HMRC has issued new guidance clarifying that most actors and other performers will be considered self-employed for tax purposes. Whilst this is in fact a re-affirmation of the status quo, a stamp of approval by HMRC of this long established principle was felt to be much needed within the industry.

The updates made to HMRC’s Employment Status Manual on 4 September 2020 mark the culmination of an extended period of consultation and negotiation between HMRC and the actor’s union Equity (together with other industry representatives).

The tax position of actors and performers had been made increasingly uncertain in light of upcoming changes to the IR35 legislation – whilst originally designed to stop the abuse of ‘disguised employment’ to obtain a tax advantage, amendments due to come into force in 2021 were responsible for putting the spotlight on the tax status of key professionals within creative industries resulting in increased scrutiny of the sector.

Ascertaining an individual’s employment status is critical for the purposes of applying the IR35 and off-payroll working rules, and for operating pay as you earn (PAYE). The prospect of making such status determinations was becoming increasingly worrisome for those engaging creative personnel in the UK. In the absence of this much needed clarificatory guidance, in the film and television space, the fear was that production companies may have felt the need to move many freelance actors on to PAYE contracts (which would likely have fuelled an abundance of tax status disputes). The new guidance should therefore come as a welcome relief for producers.
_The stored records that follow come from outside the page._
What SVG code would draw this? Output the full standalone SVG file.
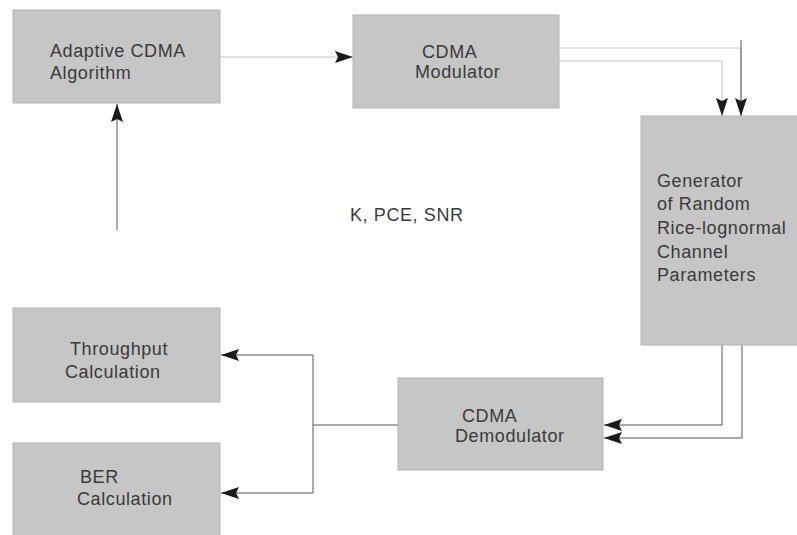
<svg xmlns="http://www.w3.org/2000/svg" width="797" height="535" viewBox="0 0 797 535">
<style>
.box{fill:#c6c6c6;stroke:#b4b4b4;stroke-width:1}
.t{font-family:"Liberation Sans",Arial,sans-serif;font-size:18px;fill:#3a3a3a;letter-spacing:0.6px}
.c{fill:none;stroke:#555;stroke-width:1}
.f{fill:none;stroke:#c4c4c4;stroke-width:1}
</style>
<defs>
<marker id="ah" markerUnits="userSpaceOnUse" markerWidth="18" markerHeight="12" refX="18" refY="6" orient="auto">
<path d="M0,0 L18,6 L0,12 L3,6 z" fill="#1a1a1a"/>
</marker>
</defs>
<rect width="797" height="535" fill="#ffffff"/>
<g id="connectors">
<path class="f" d="M220,57 H353" marker-end="url(#ah)"/>
<path class="f" d="M559,48 H741 V116"/>
<path class="c" d="M741,40 V116" marker-end="url(#ah)"/>
<path class="f" d="M559,61 H722 V116" marker-end="url(#ah)"/>
<path class="c" d="M722,345 V425 H604" marker-end="url(#ah)"/>
<path class="c" d="M742,345 V438 H604" marker-end="url(#ah)"/>
<path class="c" d="M398,425 H313"/>
<path class="c" d="M313,355 V493"/>
<path class="c" d="M313,355 H221" marker-end="url(#ah)"/>
<path class="c" d="M313,493 H221" marker-end="url(#ah)"/>
<path class="c" d="M117,230 V104" marker-end="url(#ah)"/>
</g>
<g id="adaptive">
<rect class="box" x="13" y="10" width="207" height="93"/>
<text class="t" x="50" y="57">Adaptive CDMA</text>
<text class="t" x="50" y="79">Algorithm</text>
</g>
<g id="modulator">
<rect class="box" x="353" y="15" width="206" height="93"/>
<text class="t" x="422" y="58">CDMA</text>
<text class="t" x="415" y="78">Modulator</text>
</g>
<g id="generator">
<rect class="box" x="641" y="116" width="160" height="229"/>
<text class="t" x="657" y="187">Generator</text>
<text class="t" x="657" y="210">of Random</text>
<text class="t" x="657" y="234">Rice-lognormal</text>
<text class="t" x="657" y="258">Channel</text>
<text class="t" x="657" y="281">Parameters</text>
</g>
<g id="params">
<text class="t" x="350" y="221">K, PCE, SNR</text>
</g>
<g id="throughput">
<rect class="box" x="13" y="308" width="207" height="94"/>
<text class="t" x="70" y="355">Throughput</text>
<text class="t" x="65" y="378">Calculation</text>
</g>
<g id="ber">
<rect class="box" x="13" y="443" width="207" height="96"/>
<text class="t" x="80" y="483">BER</text>
<text class="t" x="77" y="505">Calculation</text>
</g>
<g id="demodulator">
<rect class="box" x="398" y="378" width="205" height="92"/>
<text class="t" x="462" y="422">CDMA</text>
<text class="t" x="455" y="442">Demodulator</text>
</g>
</svg>
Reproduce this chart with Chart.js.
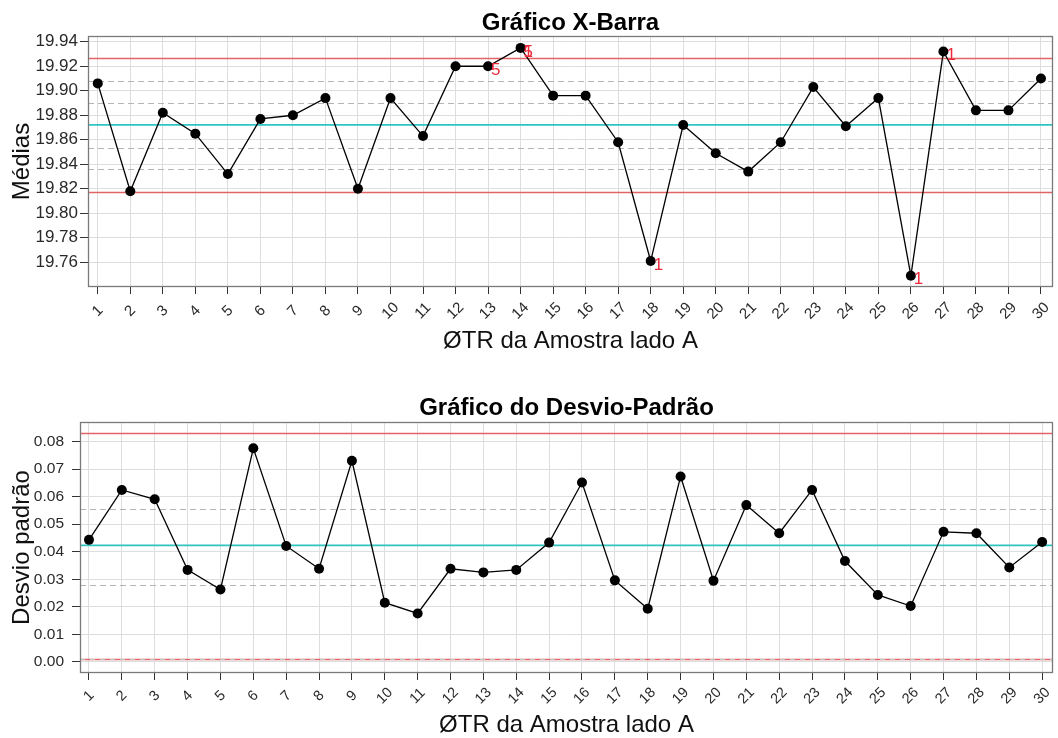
<!DOCTYPE html>
<html>
<head>
<meta charset="utf-8">
<script src="https://cdn.jsdelivr.net/npm/chart.js@4.4.0/dist/chart.umd.min.js"></script>
<style>
  html, body { margin: 0; padding: 0; background: #fff; }
  #wrap { position: relative; width: 1058px; height: 738px; }
  .panel { position: absolute; left: 0; width: 1058px; height: 369px; }
</style>
</head>
<body>
<div id="wrap">
  <div class="panel" style="top:0"><canvas id="cMean" width="1058" height="369"></canvas></div>
  <div class="panel" style="top:369px"><canvas id="cSd" width="1058" height="369"></canvas></div>
</div>
<script>
// Sample numbers on the x axis
const samples = [1,2,3,4,5,6,7,8,9,10,11,12,13,14,15,16,17,18,19,20,21,22,23,24,25,26,27,28,29,30];

// Subgroup means (X-bar chart)
const means = [19.906, 19.818, 19.882, 19.865, 19.832, 19.877, 19.880, 19.894, 19.820, 19.894,
               19.863, 19.920, 19.920, 19.935, 19.896, 19.896, 19.858, 19.761, 19.872, 19.849,
               19.834, 19.858, 19.903, 19.871, 19.894, 19.749, 19.932, 19.884, 19.884, 19.910];

// Subgroup standard deviations (S chart)
const sds = [0.0443, 0.0624, 0.0590, 0.0334, 0.0263, 0.0775, 0.0421, 0.0338, 0.0730, 0.0215,
             0.0176, 0.0338, 0.0325, 0.0334, 0.0433, 0.0651, 0.0296, 0.0193, 0.0673, 0.0295,
             0.0569, 0.0467, 0.0624, 0.0366, 0.0243, 0.0203, 0.0472, 0.0467, 0.0343, 0.0435];

// Axis tick values
const meanTicks = [19.76, 19.78, 19.80, 19.82, 19.84, 19.86, 19.88, 19.90, 19.92, 19.94];
const sdTicks = [0.00, 0.01, 0.02, 0.03, 0.04, 0.05, 0.06, 0.07, 0.08];

// Control limits: [LCL, centre, UCL] and the dashed sigma zones
const meanLimits = [19.8171, 19.8722, 19.9265];
const meanZones = [19.8358, 19.8535, 19.8902, 19.9079];
const sdLimits = [0.0012, 0.0423, 0.0830];
const sdZones = [0.0012, 0.0278, 0.0555];

// Rule-violation flags on the X-bar chart
const meanFlagSample = [13, 14, 14, 18, 26, 27];
const meanFlagText = ['5', '5', '1', '1', '1', '1'];

const FONT = '"Liberation Sans", Arial, sans-serif';

function drawText(ctx, text, x, y, font, color, align, baseline, rot) {
  ctx.save();
  ctx.translate(x, y);
  if (rot) ctx.rotate(rot);
  ctx.font = font;
  ctx.fillStyle = color;
  ctx.textAlign = align;
  ctx.textBaseline = baseline;
  ctx.fillText(text, 0, 0);
  ctx.restore();
}

function hLine(ctx, area, y, color, width, dash) {
  ctx.save();
  ctx.beginPath();
  ctx.strokeStyle = color;
  ctx.lineWidth = width;
  ctx.setLineDash(dash || []);
  ctx.moveTo(area.left, y);
  ctx.lineTo(area.right, y);
  ctx.stroke();
  ctx.restore();
}

function makeChart(id, cfg) {
  const H = 369, W = 1058;
  const decor = {
    id: 'decor',
    beforeDatasetsDraw(chart) {
      const ctx = chart.ctx, a = chart.chartArea, ys = chart.scales.y;
      const at = v => Math.round(ys.getPixelForValue(v)) + 0.5;
      cfg.zones.forEach(v => hLine(ctx, a, at(v), '#b4b4b4', 1.2, [6, 4]));
      hLine(ctx, a, at(cfg.limits[0]), '#e36464', 1.3);
      hLine(ctx, a, at(cfg.limits[2]), '#e36464', 1.3);
      hLine(ctx, a, ys.getPixelForValue(cfg.limits[1]), '#2ec4c0', 1.8);
      if (cfg.dashOverLcl) {
        hLine(ctx, a, at(cfg.limits[0]), '#c4c4c4', 1.2, [5, 5]);
      }
    },
    afterDraw(chart) {
      const ctx = chart.ctx, a = chart.chartArea, xs = chart.scales.x, ys = chart.scales.y;
      // plot frame
      ctx.save();
      ctx.strokeStyle = '#7a7a7a';
      ctx.lineWidth = 1.3;
      ctx.strokeRect(a.left + 0.5, a.top + 0.5, a.right - a.left - 1, a.bottom - a.top - 1);
      ctx.restore();
      // y tick labels
      cfg.yTicks.forEach(v => {
        drawText(ctx, v.toFixed(2), a.left - cfg.yLabelGap, ys.getPixelForValue(v),
                 cfg.yTickFont + 'px ' + FONT, '#2a2a2a', 'right', 'middle');
      });
      // x tick labels, rotated
      samples.forEach(s => {
        drawText(ctx, String(s), xs.getPixelForValue(s), a.bottom + cfg.xLabelDy,
                 cfg.xTickFont + 'px ' + FONT, '#2a2a2a', 'center', 'middle', -Math.PI / 4);
      });
      const cx = (a.left + a.right) / 2;
      drawText(ctx, cfg.title, cx, a.top - cfg.titleDy, 'bold 24px ' + FONT, '#000', 'center', 'alphabetic');
      drawText(ctx, 'ØTR da Amostra lado A', cx, a.bottom + cfg.xTitleDy, '24px ' + FONT, '#111', 'center', 'alphabetic');
      drawText(ctx, cfg.yTitle, 22, (a.top + a.bottom) / 2, '24px ' + FONT, '#111', 'center', 'middle', -Math.PI / 2);
      // rule flags
      (cfg.flagSample || []).forEach((s, i) => {
        const px = xs.getPixelForValue(s), py = ys.getPixelForValue(cfg.values[s - 1]);
        drawText(ctx, cfg.flagText[i], px + 3, py + 4, '17px ' + FONT, '#ec2a3a', 'left', 'middle');
      });
    }
  };

  return new Chart(document.getElementById(id), {
    type: 'line',
    data: {
      datasets: [{
        data: samples.map((s, i) => ({ x: s, y: cfg.values[i] })),
        borderColor: '#000',
        borderWidth: 1.3,
        pointRadius: 5,
        pointBackgroundColor: '#000',
        pointBorderColor: '#000',
        pointBorderWidth: 0,
        tension: 0,
        fill: false
      }]
    },
    options: {
      responsive: false,
      animation: false,
      devicePixelRatio: 1,
      layout: { padding: { left: 0, top: cfg.top, right: W - cfg.right, bottom: 0 } },
      plugins: { legend: { display: false }, tooltip: { enabled: false }, title: { display: false } },
      scales: {
        x: {
          type: 'linear',
          min: cfg.xMin,
          max: cfg.xMax,
          afterBuildTicks: s => { s.ticks = samples.map(v => ({ value: v })); },
          afterFit: s => { s.height = H - cfg.bottom; },
          ticks: { display: false },
          border: { display: false },
          grid: { color: '#dedede', lineWidth: 1, drawTicks: true, tickLength: 7, tickColor: '#333' }
        },
        y: {
          min: cfg.yMin,
          max: cfg.yMax,
          afterBuildTicks: s => { s.ticks = cfg.yTicks.map(v => ({ value: v })); },
          afterFit: s => { s.width = cfg.left; },
          ticks: { display: false },
          border: { display: false },
          grid: { color: '#dedede', lineWidth: 1, drawTicks: true, tickLength: 8, tickColor: '#333' }
        }
      }
    },
    plugins: [decor]
  });
}

makeChart('cMean', {
  values: means, yTicks: meanTicks, limits: meanLimits, zones: meanZones,
  yMin: 19.7398, yMax: 19.9447, xMin: 0.70, xMax: 30.37,
  left: 88, right: 1056, top: 36, bottom: 287,
  yLabelGap: 10, yTickFont: 17, xTickFont: 15, xLabelDy: 24, xTitleDy: 61, titleDy: 6,
  title: 'Gráfico X-Barra', yTitle: 'Médias',
  flagSample: meanFlagSample, flagText: meanFlagText
});

makeChart('cSd', {
  values: sds, yTicks: sdTicks, limits: sdLimits, zones: sdZones, dashOverLcl: true,
  yMin: -0.0040, yMax: 0.08705, xMin: 0.727, xMax: 30.33,
  left: 80, right: 1055, top: 53, bottom: 304,
  yLabelGap: 16, yTickFont: 15.5, xTickFont: 14.5, xLabelDy: 23, xTitleDy: 59, titleDy: 7,
  title: 'Gráfico do Desvio-Padrão', yTitle: 'Desvio padrão'
});
</script>
</body>
</html>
The HMRC manual outlines the relevant considerations in determining whether an actor/performer is self-employed. In the film and television context, the factors which HMRC will consider indicative of self-employment are that:

  1. The individual has itinerant work patterns;
  2. The individual has a number of separate engagements (which may be either concurrent or consecutive) with a number of different engagers and periods of unemployment between engagements;
  3. The individual has taken steps to build a business (beyond attending rehearsals and performances). This might include using an accountant or agent, obtaining insurance and becoming a member of Equity;
  4. The individual has a high degree of control over the work performed. For actors, it is important to distinguish between the content of the performance, e.g. the script (which they are unlikely to be able to control) and their artistic interpretation of that content (which they can control). An actor will also have control over where, when and how they do their preparatory work; and
  5. The individual incurs substantial costs in preparing and attending multiple auditions or in purchasing professional self-taping equipment or services, without any guarantee of obtaining additional work. This creates a real risk of incurring a financial loss which can be determinative.

Although, we can happily conclude from this that most film and television actors will be self-employed for taxation purposes, in the event that the indicative factors listed above are largely absent, it is still possible that an actor may be deemed an employee and be taxed as such (or at least that they may be an employee for the purposes of a specific engagement).

Ultimately, whilst each case will still need to be considered on its facts, the availability of clear and transparent guidance for determining tax status is certainly a very positive outcome for actors and those who engage them.